▼
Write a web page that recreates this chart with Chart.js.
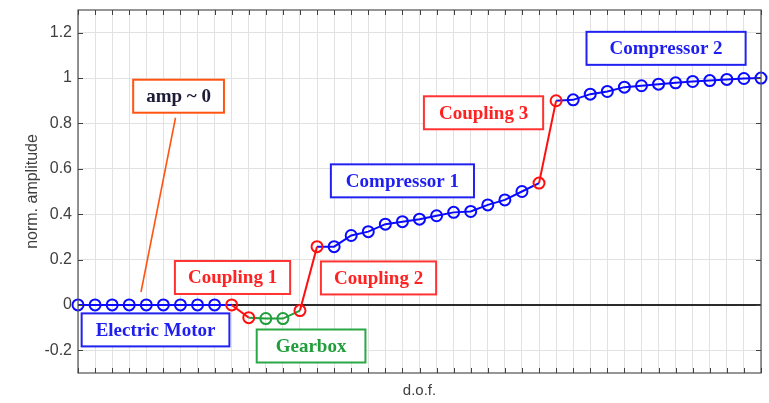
<!DOCTYPE html>
<html>
<head>
<meta charset="utf-8">
<script src="https://cdn.jsdelivr.net/npm/chart.js@4/dist/chart.umd.min.js"></script>
<style>
  html, body { margin: 0; padding: 0; background: #ffffff; }
  canvas { display: block; }
</style>
</head>
<body>
<canvas id="modeShape" width="769" height="403"></canvas>
<script>
// Normalised mode-shape amplitude per degree of freedom, grouped by machine component
const electricMotor = [0, 0, 0, 0, 0, 0, 0, 0, 0];
const coupling1     = [0, -0.056];
const gearbox       = [-0.06, -0.06];
const coupling2     = [-0.025, 0.257];
const compressor1   = [0.257, 0.306, 0.323, 0.356, 0.367, 0.378, 0.393, 0.408, 0.412, 0.441, 0.463, 0.5];
const coupling3     = [0.537, 0.9];
const compressor2   = [0.904, 0.929, 0.941, 0.96, 0.966, 0.973, 0.979, 0.985, 0.989, 0.994, 0.998, 1.0];

const yTicks      = [-0.2, 0, 0.2, 0.4, 0.6, 0.8, 1, 1.2];
const yTickLabels = ['-0.2', '0', '0.2', '0.4', '0.6', '0.8', '1', '1.2'];

const amplitude = [].concat(electricMotor, coupling1, gearbox, coupling2, compressor1, coupling3, compressor2);
const dof = amplitude.map((_, i) => String(i + 1));

// index ranges of each component along the shaft
const motorEnd = electricMotor.length - 1;
const c1Start = motorEnd + 1, c1End = c1Start + 1;
const gbStart = c1End + 1, gbEnd = gbStart + gearbox.length - 1;
const c2Start = gbEnd + 1, c2End = c2Start + 1;
const cp1Start = c2End + 1, cp1End = cp1Start + compressor1.length - 1;
const c3Start = cp1End + 1, c3End = c3Start + 1;
const cp2Start = c3End + 1, cp2End = cp2Start + compressor2.length - 1;

function span(from, to) {
  return amplitude.map((v, i) => (i >= from && i <= to ? v : null));
}
function marksAt(from, to) {
  return ctx => (ctx.dataIndex >= from && ctx.dataIndex <= to ? 5.5 : 0);
}
const couplingIdx = [c1Start, c1End, c2Start, c2End, c3Start, c3End];

const BLUE = '#0a0aff', RED = '#ff1010', GREEN = '#1f9e3a';

function lineSet(data, color, radius) {
  return {
    data: data,
    borderColor: color,
    borderWidth: 2,
    pointStyle: 'circle',
    pointRadius: radius,
    pointHoverRadius: radius,
    pointBorderColor: color,
    pointBackgroundColor: 'rgba(0,0,0,0)',
    pointBorderWidth: 2,
    spanGaps: false,
    tension: 0,
    clip: false
  };
}

// Labelled boxes placed in data coordinates (x = dof index, y = amplitude)
const labels = [
  { text: 'amp ~ 0',        x: 5.89,  y: 0.92,   padX: 13, color: '#1c1c38', border: '#ff5511' },
  { text: 'Electric Motor', x: 4.54,  y: -0.11,  padX: 14, color: '#1e1ef0', border: '#2222f0' },
  { text: 'Coupling 1',     x: 9.05,  y: 0.121,  padX: 13, color: '#ff2222', border: '#ff3333' },
  { text: 'Gearbox',        x: 13.65, y: -0.181, padX: 19, color: '#1f9e3a', border: '#2aa845' },
  { text: 'Coupling 2',     x: 17.6,  y: 0.119,  padX: 13, color: '#ff2222', border: '#ff3333' },
  { text: 'Compressor 1',   x: 19.0,  y: 0.547,  padX: 15, color: '#1e1ef0', border: '#2222f0' },
  { text: 'Coupling 3',     x: 23.75, y: 0.847,  padX: 15, color: '#ff2222', border: '#ff3333' },
  { text: 'Compressor 2',   x: 34.44, y: 1.131,  padX: 23, color: '#1e1ef0', border: '#2222f0' }
];
const pointer = { from: [5.71, 0.825], to: [3.69, 0.057], color: '#ff5511' };

const decorations = {
  id: 'decorations',
  beforeDatasetsDraw(chart) {
    const { ctx, chartArea: a, scales: { y } } = chart;
    const y0 = y.getPixelForValue(0);
    ctx.save();
    ctx.strokeStyle = '#2b2b2b';
    ctx.lineWidth = 2;
    ctx.beginPath();
    ctx.moveTo(a.left, y0);
    ctx.lineTo(a.right, y0);
    ctx.stroke();
    ctx.restore();
  },
  afterDraw(chart) {
    const { ctx, chartArea: a, scales: { x, y } } = chart;
    ctx.save();
    // plot frame
    ctx.strokeStyle = '#505050';
    ctx.lineWidth = 1.2;
    ctx.strokeRect(a.left, a.top, a.right - a.left, a.bottom - a.top);
    // inward tick marks
    ctx.lineWidth = 1;
    ctx.strokeStyle = '#404040';
    ctx.beginPath();
    x.ticks.forEach((t, i) => {
      const px = Math.round(x.getPixelForTick(i)) + 0.5;
      ctx.moveTo(px, a.bottom); ctx.lineTo(px, a.bottom - 5);
      ctx.moveTo(px, a.top); ctx.lineTo(px, a.top + 5);
    });
    y.ticks.forEach(t => {
      const py = Math.round(y.getPixelForValue(t.value)) + 0.5;
      ctx.moveTo(a.left, py); ctx.lineTo(a.left + 5, py);
      ctx.moveTo(a.right, py); ctx.lineTo(a.right - 5, py);
    });
    ctx.stroke();

    // pointer line from the "amp ~ 0" box
    ctx.strokeStyle = pointer.color;
    ctx.lineWidth = 1.6;
    ctx.beginPath();
    ctx.moveTo(x.getPixelForValue(pointer.from[0]), y.getPixelForValue(pointer.from[1]));
    ctx.lineTo(x.getPixelForValue(pointer.to[0]), y.getPixelForValue(pointer.to[1]));
    ctx.stroke();

    // labelled boxes
    ctx.font = 'bold 19px "Liberation Serif", "Times New Roman", serif';
    ctx.textAlign = 'center';
    ctx.textBaseline = 'middle';
    labels.forEach(l => {
      const cx = x.getPixelForValue(l.x);
      const cy = y.getPixelForValue(l.y);
      const w = ctx.measureText(l.text).width + 2 * l.padX;
      const h = 33;
      ctx.fillStyle = '#ffffff';
      ctx.fillRect(cx - w / 2, cy - h / 2, w, h);
      ctx.strokeStyle = l.border;
      ctx.lineWidth = 2;
      ctx.strokeRect(cx - w / 2, cy - h / 2, w, h);
      ctx.fillStyle = l.color;
      ctx.fillText(l.text, cx, cy + 1);
    });
    ctx.restore();
  }
};

new Chart(document.getElementById('modeShape'), {
  type: 'line',
  data: {
    labels: dof,
    datasets: [
      lineSet(amplitude.map((v, i) => (couplingIdx.includes(i) ? v : null)), RED, 5.5),
      lineSet(span(c1End, c2Start), GREEN, marksAt(gbStart, gbEnd)),
      lineSet(span(0, c1Start), BLUE, marksAt(0, motorEnd)),
      lineSet(span(c2End, c3Start), BLUE, marksAt(cp1Start, cp1End)),
      lineSet(span(c3End, cp2End), BLUE, marksAt(cp2Start, cp2End))
    ]
  },
  options: {
    responsive: false,
    devicePixelRatio: 1,
    animation: false,
    events: [],
    layout: { padding: { left: 0, right: 8, top: 10, bottom: 0 } },
    plugins: { legend: { display: false }, tooltip: { enabled: false } },
    scales: {
      x: {
        type: 'category',
        offset: false,
        grid: { color: '#e2e2e2', lineWidth: 1, drawTicks: false },
        border: { display: false },
        ticks: { display: false },
        title: {
          display: true,
          text: 'd.o.f.',
          color: '#404040',
          font: { family: '"Liberation Sans", Arial, sans-serif', size: 15 },
          padding: { top: 0, bottom: 3 }
        },
        afterFit(scale) { scale.height = 30; scale.paddingLeft = 0; scale.paddingRight = 0; }
      },
      y: {
        type: 'linear',
        min: -0.3,
        max: 1.3,
        afterBuildTicks(scale) { scale.ticks = yTicks.map(v => ({ value: v })); },
        grid: { color: '#e2e2e2', lineWidth: 1, drawTicks: false },
        border: { display: false },
        ticks: {
          color: '#404040',
          padding: 6,
          font: { family: '"Liberation Sans", Arial, sans-serif', size: 16 },
          callback(value) {
            const k = yTicks.findIndex(t => Math.abs(t - value) < 1e-9);
            return k >= 0 ? yTickLabels[k] : '';
          }
        },
        title: {
          display: true,
          text: 'norm. amplitude',
          color: '#404040',
          font: { family: '"Liberation Sans", Arial, sans-serif', size: 16 },
          padding: { top: 23, bottom: 0 }
        },
        afterFit(scale) { scale.width = 78; scale.paddingTop = 0; scale.paddingBottom = 0; }
      }
    }
  },
  plugins: [decorations]
});
</script>
</body>
</html>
▲
# [OBJECTIVE]
Return the material line for line, from its beginning to the line that contains "const cp2Start = c3End", with the pictures left out.

# [OUTPUT FOR THIS EXERCISE]
Write a web page that recreates this chart with Chart.js.
<!DOCTYPE html>
<html>
<head>
<meta charset="utf-8">
<script src="https://cdn.jsdelivr.net/npm/chart.js@4/dist/chart.umd.min.js"></script>
<style>
  html, body { margin: 0; padding: 0; background: #ffffff; }
  canvas { display: block; }
</style>
</head>
<body>
<canvas id="modeShape" width="769" height="403"></canvas>
<script>
// Normalised mode-shape amplitude per degree of freedom, grouped by machine component
const electricMotor = [0, 0, 0, 0, 0, 0, 0, 0, 0];
const coupling1     = [0, -0.056];
const gearbox       = [-0.06, -0.06];
const coupling2     = [-0.025, 0.257];
const compressor1   = [0.257, 0.306, 0.323, 0.356, 0.367, 0.378, 0.393, 0.408, 0.412, 0.441, 0.463, 0.5];
const coupling3     = [0.537, 0.9];
const compressor2   = [0.904, 0.929, 0.941, 0.96, 0.966, 0.973, 0.979, 0.985, 0.989, 0.994, 0.998, 1.0];

const yTicks      = [-0.2, 0, 0.2, 0.4, 0.6, 0.8, 1, 1.2];
const yTickLabels = ['-0.2', '0', '0.2', '0.4', '0.6', '0.8', '1', '1.2'];

const amplitude = [].concat(electricMotor, coupling1, gearbox, coupling2, compressor1, coupling3, compressor2);
const dof = amplitude.map((_, i) => String(i + 1));

// index ranges of each component along the shaft
const motorEnd = electricMotor.length - 1;
const c1Start = motorEnd + 1, c1End = c1Start + 1;
const gbStart = c1End + 1, gbEnd = gbStart + gearbox.length - 1;
const c2Start = gbEnd + 1, c2End = c2Start + 1;
const cp1Start = c2End + 1, cp1End = cp1Start + compressor1.length - 1;
const c3Start = cp1End + 1, c3End = c3Start + 1;
const cp2Start = c3End + 1, cp2End = cp2Start + compressor2.length - 1;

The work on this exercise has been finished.